We're giving you the overly cautious response, because laws are overly complex. If you want to know in your very very specific case, whether a very very specific usage is acceptable, then you'd either need to do detailed research yourself (IGNORING what other drivers may have been speeding on the highway, and IGNORING what random people say on blogs. You have to do legal research by reading the actual laws), or else ask a lawyer who can do that research for you much faster and quicker and more thoroughly, by knowing where to look and what to look for and how to read the jargon.

Or you can design your own buildings, and design your own organizations. Your players' probably won't mind, and would probably applaud you for being creative, instead of using the same organizations that everyone else uses.

There are probably ways for you to use the buildings and logos and such that you want. You'll have to follow certain procedures. We don't know those procedures. A lawyer would know, or would know how to research them. Or you can research them.

If you want to use those buildings and logos and don't want to do real research, and don't want to hire a lawyer, then you are taking a risk. If you don't want to take a risk, and don't want to do real research, and don't want to pay for a lawyer, then you should to create your own stuff from scratch.

It's all about tradeoffs. The closer you want to make your work resemble someone else's, the more you are taking a risk. The closer you want to tiptoe up to legal technicalities, the more you need to pay a lawyer. The less research you want to do, the more you need to pay a lawyer.

You have to decide how much risk you are willing to take, how much lawyer-time you should pay for, how much research you need to do.

If we pretend the real world doesn't exist, and just do business mindlessly, it'd be like driving a sports car at 180 km/h down a highway with headphones in your ears blaring music, and not noticing the road police sitting by the side of the road watching.

You can't assume that just because [insert movie/game/TV show] used it, it's okay for you to use it.
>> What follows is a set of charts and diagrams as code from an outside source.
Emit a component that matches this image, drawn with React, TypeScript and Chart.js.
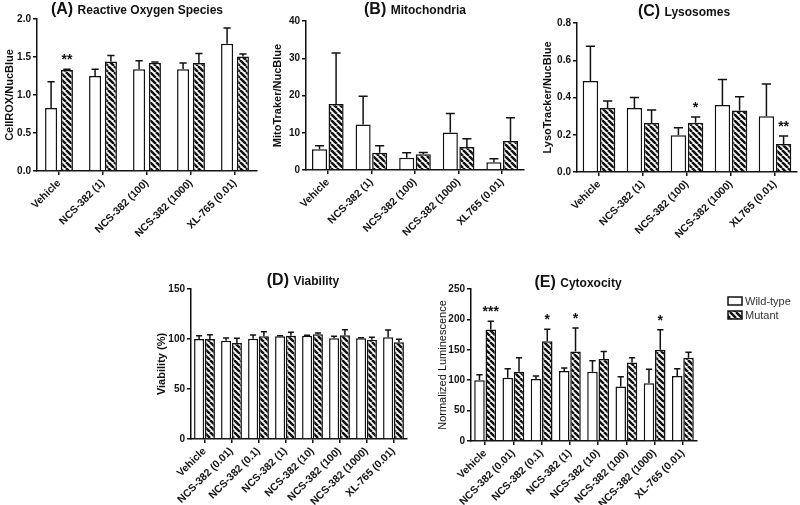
import React, { useEffect, useRef } from "react";
import { Chart, registerables } from "chart.js";
Chart.register(...registerables);

const FONT = '"Liberation Sans", Arial, Helvetica, sans-serif';
Chart.defaults.font.family = FONT;
Chart.defaults.color = "#111";

// ---------- Panel A: Reactive Oxygen Species ----------
const catsA = ["Vehicle", "NCS-382 (1)", "NCS-382 (100)", "NCS-382 (1000)", "XL-765 (0.01)"];
const wtA = [0.83, 1.25, 1.34, 1.34, 1.675];
const wtErrA = [1.175, 1.34, 1.45, 1.42, 1.88];
const mutA = [1.33, 1.44, 1.425, 1.42, 1.505];
const mutErrA = [1.34, 1.52, 1.435, 1.545, 1.54];
const starsA = ["**", "", "", "", ""];

// ---------- Panel B: Mitochondria ----------
const catsB = ["Vehicle", "NCS-382 (1)", "NCS-382 (100)", "NCS-382 (1000)", "XL765 (0.01)"];
const wtB = [5.6, 12.2, 3.3, 10.1, 2.1];
const wtErrB = [6.5, 19.8, 4.6, 15.2, 3.0];
const mutB = [17.7, 4.6, 4.2, 6.2, 7.8];
const mutErrB = [31.4, 6.5, 4.7, 8.4, 14.0];
const starsB = ["", "", "", "", ""];

// ---------- Panel C: Lysosomes ----------
const catsC = ["Vehicle", "NCS-382 (1)", "NCS-382 (100)", "NCS-382 (1000)", "XL765 (0.01)"];
const wtC = [0.489, 0.344, 0.197, 0.36, 0.30];
const wtErrC = [0.675, 0.40, 0.238, 0.497, 0.472];
const mutC = [0.344, 0.263, 0.265, 0.33, 0.15];
const mutErrC = [0.381, 0.333, 0.295, 0.404, 0.193];
const starsC = ["", "", "*", "", "**"];

// ---------- Panel D: Viability ----------
const catsD = ["Vehicle", "NCS-382 (0.01)", "NCS-382 (0.1)", "NCS-382 (1)", "NCS-382 (10)", "NCS-382 (100)", "NCS-382 (1000)", "XL-765 (0.01)"];
const wtD = [100, 98.3, 100.3, 102.7, 103.3, 100.7, 100.7, 101.7];
const wtErrD = [103.3, 101, 104, 103.3, 103.7, 102.7, 101.3, 109];
const mutD = [100, 96, 102.7, 103.3, 104.7, 103.7, 99.3, 96.7];
const mutErrD = [104.3, 100.7, 107.3, 106.7, 106, 109.3, 101.7, 99.7];
const starsD = ["", "", "", "", "", "", "", ""];

// ---------- Panel E: Cytoxocity ----------
const catsE = ["Vehicle", "NCS-382 (0.01)", "NCS-382 (0.1)", "NCS-382 (1)", "NCS-382 (10)", "NCS-382 (100)", "NCS-382 (1000)", "XL-765 (0.01)"];
const wtE = [100, 104, 102, 115, 114, 89.6, 95, 107];
const wtErrE = [109, 119, 107, 120, 132, 105.5, 118, 119];
const mutE = [183.5, 114, 164, 147, 135, 129, 150, 137];
const mutErrE = [197, 137, 184, 186, 147, 137, 183, 146];
const starsE = ["***", "", "*", "*", "", "", "*", ""];

const seriesNames = ["Wild-type", "Mutant"];

type Panel = {
  left: number; top: number; width: number; height: number;
  chartTop: number; chartBottom: number; yW: number; padR: number;
  cats: string[]; wt: number[]; wtErr: number[]; mut: number[]; mutErr: number[]; stars: string[];
  max: number; step: number; dec: number; yLabel: string; yTitlePad: number; yLabelBold: boolean;
  tag: string; title: string; titleX: number; titleBase: number;
  cat: number; bar: number; legend?: boolean;
};

const panels: Panel[] = [
  { left: 0, top: 0, width: 265, height: 268, chartTop: 19, chartBottom: 171, yW: 37, padR: 8,
    cats: catsA, wt: wtA, wtErr: wtErrA, mut: mutA, mutErr: mutErrA, stars: starsA,
    max: 2, step: 0.5, dec: 1, yLabel: "CellROX/NucBlue", yTitlePad: 3.4, yLabelBold: true,
    tag: "(A)", title: "Reactive Oxygen Species", titleX: 137, titleBase: 14, cat: 0.72, bar: 0.76 },
  { left: 265, top: 0, width: 265, height: 268, chartTop: 21, chartBottom: 170, yW: 41, padR: 6,
    cats: catsB, wt: wtB, wtErr: wtErrB, mut: mutB, mutErr: mutErrB, stars: starsB,
    max: 40, step: 10, dec: 0, yLabel: "MitoTraker/NucBlue", yTitlePad: 6.4, yLabelBold: true,
    tag: "(B)", title: "Mitochondria", titleX: 150, titleBase: 14, cat: 0.76, bar: 0.91 },
  { left: 530, top: 0, width: 270, height: 268, chartTop: 23, chartBottom: 172, yW: 47, padR: 3,
    cats: catsC, wt: wtC, wtErr: wtErrC, mut: mutC, mutErr: mutErrC, stars: starsC,
    max: 0.8, step: 0.2, dec: 1, yLabel: "LysoTracker/NucBlue", yTitlePad: 11.4, yLabelBold: true,
    tag: "(C)", title: "Lysosomes", titleX: 154, titleBase: 16, cat: 0.78, bar: 0.9 },
  { left: 150, top: 270, width: 270, height: 235, chartTop: 19, chartBottom: 169, yW: 41, padR: 13,
    cats: catsD, wt: wtD, wtErr: wtErrD, mut: mutD, mutErr: mutErrD, stars: starsD,
    max: 150, step: 50, dec: 0, yLabel: "Viability (%)", yTitlePad: 5.4, yLabelBold: true,
    tag: "(D)", title: "Viability", titleX: 153, titleBase: 15, cat: 0.8, bar: 0.93 },
  { left: 430, top: 270, width: 370, height: 235, chartTop: 19, chartBottom: 171, yW: 41, padR: 103,
    cats: catsE, wt: wtE, wtErr: wtErrE, mut: mutE, mutErr: mutErrE, stars: starsE,
    max: 250, step: 50, dec: 0, yLabel: "Normalized Luminescence", yTitlePad: 6.4, yLabelBold: false,
    tag: "(E)", title: "Cytoxocity", titleX: 148, titleBase: 17, cat: 0.8, bar: 0.93, legend: true },
];

function makePattern(ctx: CanvasRenderingContext2D): CanvasPattern {
  const s = 6;
  const c = document.createElement("canvas");
  c.width = s; c.height = s;
  const g = c.getContext("2d")!;
  g.fillStyle = "#fff";
  g.fillRect(0, 0, s, s);
  g.strokeStyle = "#111";
  g.lineWidth = 2.5;
  g.beginPath();
  for (const x0 of [-s, 0, s]) {
    g.moveTo(x0, 0);
    g.lineTo(x0 + s, s);
  }
  g.stroke();
  return ctx.createPattern(c, "repeat")!;
}

const errPlugin = {
  id: "errbars",
  afterDatasetsDraw(chart: any, _args: any, opts: any) {
    const ctx = chart.ctx as CanvasRenderingContext2D;
    const ys = chart.scales.y;
    ctx.save();
    ctx.strokeStyle = "#111";
    ctx.lineWidth = 1.5;
    (opts.errs as number[][]).forEach((errs, di) => {
      const meta = chart.getDatasetMeta(di);
      meta.data.forEach((bar: any, j: number) => {
        const x = bar.x;
        const yTop = bar.y;
        const yErr = ys.getPixelForValue(errs[j]);
        const cap = Math.max(5, bar.width * 0.6);
        ctx.beginPath();
        ctx.moveTo(x, yTop);
        ctx.lineTo(x, yErr);
        ctx.moveTo(x - cap / 2, yErr);
        ctx.lineTo(x + cap / 2, yErr);
        ctx.stroke();
        const st = di === 1 ? opts.stars[j] : "";
        if (st) {
          ctx.fillStyle = "#111";
          ctx.font = `bold 14px ${FONT}`;
          ctx.textAlign = "center";
          ctx.textBaseline = "alphabetic";
          ctx.fillText(st, x, yErr - 5);
        }
      });
    });
    ctx.restore();
  },
};

const titlePlugin = {
  id: "paneltitle",
  afterDraw(chart: any, _args: any, opts: any) {
    const ctx = chart.ctx as CanvasRenderingContext2D;
    ctx.save();
    ctx.fillStyle = "#111";
    ctx.textBaseline = "alphabetic";
    ctx.textAlign = "left";
    const f1 = `bold 16px ${FONT}`;
    const f2 = `bold 12px ${FONT}`;
    ctx.font = f1;
    const w1 = ctx.measureText(opts.tag + " ").width;
    ctx.font = f2;
    const w2 = ctx.measureText(opts.title).width;
    const x0 = opts.x - (w1 + w2) / 2;
    ctx.font = f1;
    ctx.fillText(opts.tag, x0, opts.y);
    ctx.font = f2;
    ctx.fillText(opts.title, x0 + w1, opts.y);
    ctx.restore();
  },
};

const legendPlugin = {
  id: "sidelegend",
  afterDraw(chart: any, _args: any, opts: any) {
    if (!opts.show) return;
    const ctx = chart.ctx as CanvasRenderingContext2D;
    const area = chart.chartArea;
    const bx = area.right + 31;
    ctx.save();
    chart.data.datasets.forEach((ds: any, i: number) => {
      const by = 27 + i * 14;
      ctx.fillStyle = ds.backgroundColor;
      ctx.fillRect(bx, by, 14, 8);
      ctx.strokeStyle = "#111";
      ctx.lineWidth = 1.5;
      ctx.strokeRect(bx, by, 14, 8);
      ctx.fillStyle = "#333";
      ctx.font = `11px ${FONT}`;
      ctx.textAlign = "left";
      ctx.textBaseline = "middle";
      ctx.fillText(ds.label, bx + 17, by + 4.5);
    });
    ctx.restore();
  },
};

function ChartPanel({ p }: { p: Panel }) {
  const ref = useRef<HTMLCanvasElement>(null);
  useEffect(() => {
    const ctx = ref.current!.getContext("2d")!;
    const pattern = makePattern(ctx);
    const axisGrid = { drawOnChartArea: false, drawTicks: true, tickLength: 4, color: "#111", lineWidth: 1.5, offset: false };
    const chart = new Chart(ctx, {
      type: "bar",
      data: {
        labels: p.cats,
        datasets: [
          { label: seriesNames[0], data: p.wt, backgroundColor: "#fff", borderColor: "#111", borderWidth: 1.5 },
          { label: seriesNames[1], data: p.mut, backgroundColor: pattern as any, borderColor: "#111", borderWidth: 1.5 },
        ],
      },
      options: {
        responsive: false,
        animation: false,
        devicePixelRatio: 1,
        layout: { padding: { top: p.chartTop, right: p.padR, left: 0, bottom: 0 } },
        datasets: { bar: { categoryPercentage: p.cat, barPercentage: p.bar } },
        plugins: {
          legend: { display: false },
          tooltip: { enabled: false },
          errbars: { errs: [p.wtErr, p.mutErr], stars: p.stars },
          paneltitle: { tag: p.tag, title: p.title, x: p.titleX, y: p.titleBase },
          sidelegend: { show: !!p.legend },
        } as any,
        scales: {
          x: {
            grid: axisGrid,
            border: { display: true, color: "#111", width: 1.5 },
            ticks: { minRotation: 45, maxRotation: 45, autoSkip: false, font: { size: 10.5, weight: "bold" }, color: "#111", padding: 2 },
            afterFit: (s: any) => { s.height = p.height - p.chartBottom; },
          },
          y: {
            min: 0,
            max: p.max,
            grid: axisGrid,
            border: { display: true, color: "#111", width: 1.5 },
            ticks: {
              stepSize: p.step,
              font: { size: 10, weight: "bold" },
              color: "#111",
              padding: 2,
              callback: (v: any) => Number(v).toFixed(p.dec),
            },
            title: {
              display: true,
              text: p.yLabel,
              font: { size: 11, weight: p.yLabelBold ? "bold" : "normal" },
              color: "#111",
              padding: { top: p.yTitlePad, bottom: 0 },
            },
            afterFit: (s: any) => { s.width = p.yW; },
          },
        },
      } as any,
      plugins: [errPlugin, titlePlugin, legendPlugin],
    });
    return () => chart.destroy();
  }, [p]);
  return (
    <canvas
      ref={ref}
      width={p.width}
      height={p.height}
      style={{ position: "absolute", left: p.left, top: p.top, display: "block" }}
    />
  );
}

export default function App() {
  return (
    <div style={{ position: "absolute", left: 0, top: 0, width: 800, height: 505, background: "#fff", overflow: "hidden" }}>
      {panels.map((p, i) => (
        <ChartPanel key={i} p={p} />
      ))}
    </div>
  );
}
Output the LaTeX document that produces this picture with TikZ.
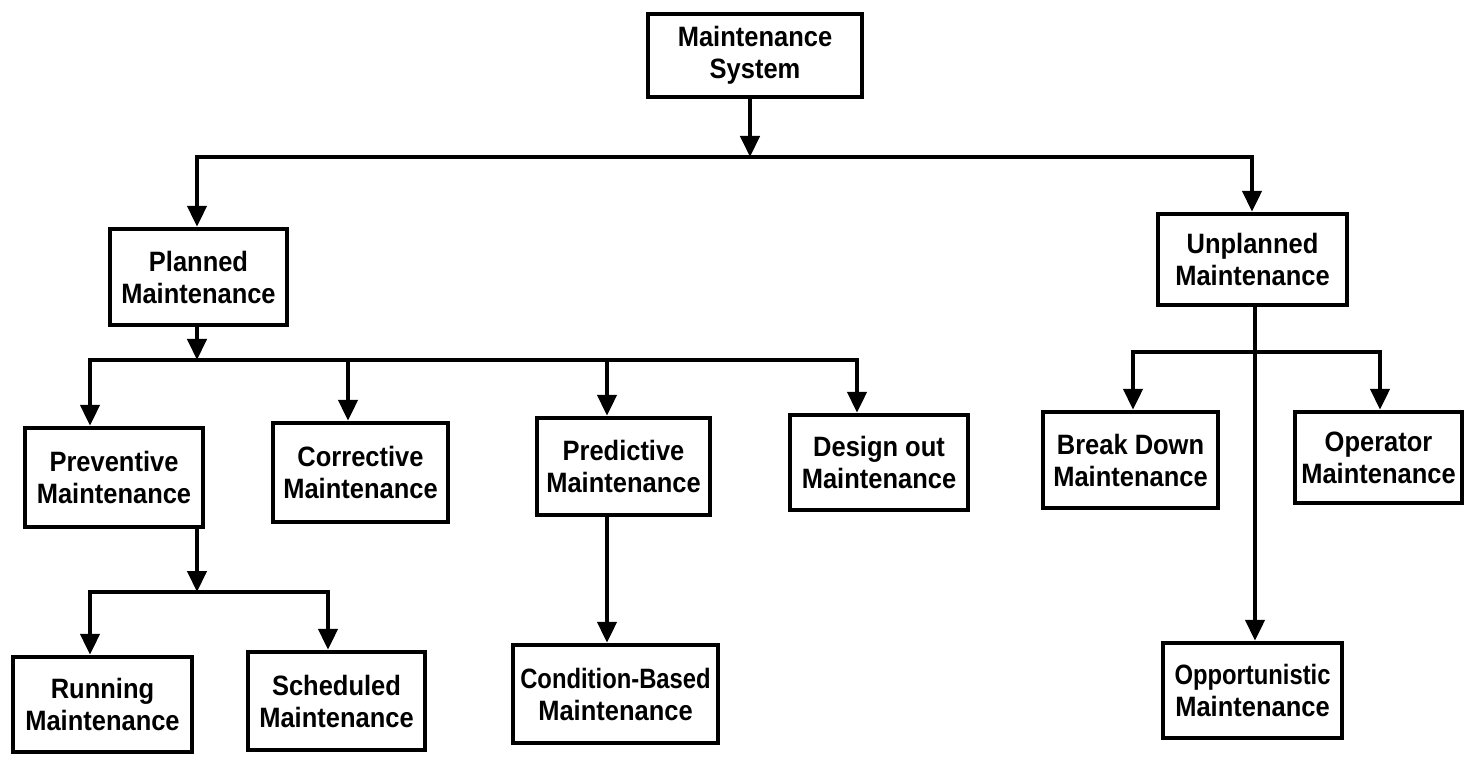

Maybe they just never were caught. Or maybe their lawyers walked them through a list of what they are and are not allowed to do. Or maybe they came to an agreement with [whoever owns whatever they used].

USA.gov/copyright
Usage of the FBI logo, the FBI name, and the FBI initials
(if you read these, be careful not to just accept the parts that agree with you, and ignore the parts you don't want to hear)

If copyright is too much a hassle or nuisance to bother with, just create your own ideas (federal agencies and building architectures) from scratch.

[I am not a lawyer. If you want better advice, you should to talk to one wink.png]


You can't assume that just because [insert movie/game/TV show] used it, it's okay for you to use it. Maybe they just never were caught.

It's like your mum probably always said when you were a kid: "If your friend jumped off a cliff, would you do it too?"

In the real world, it pays to be overly cautious.

ok guys thanks for replies, keep them comming, will read them tommorow :-).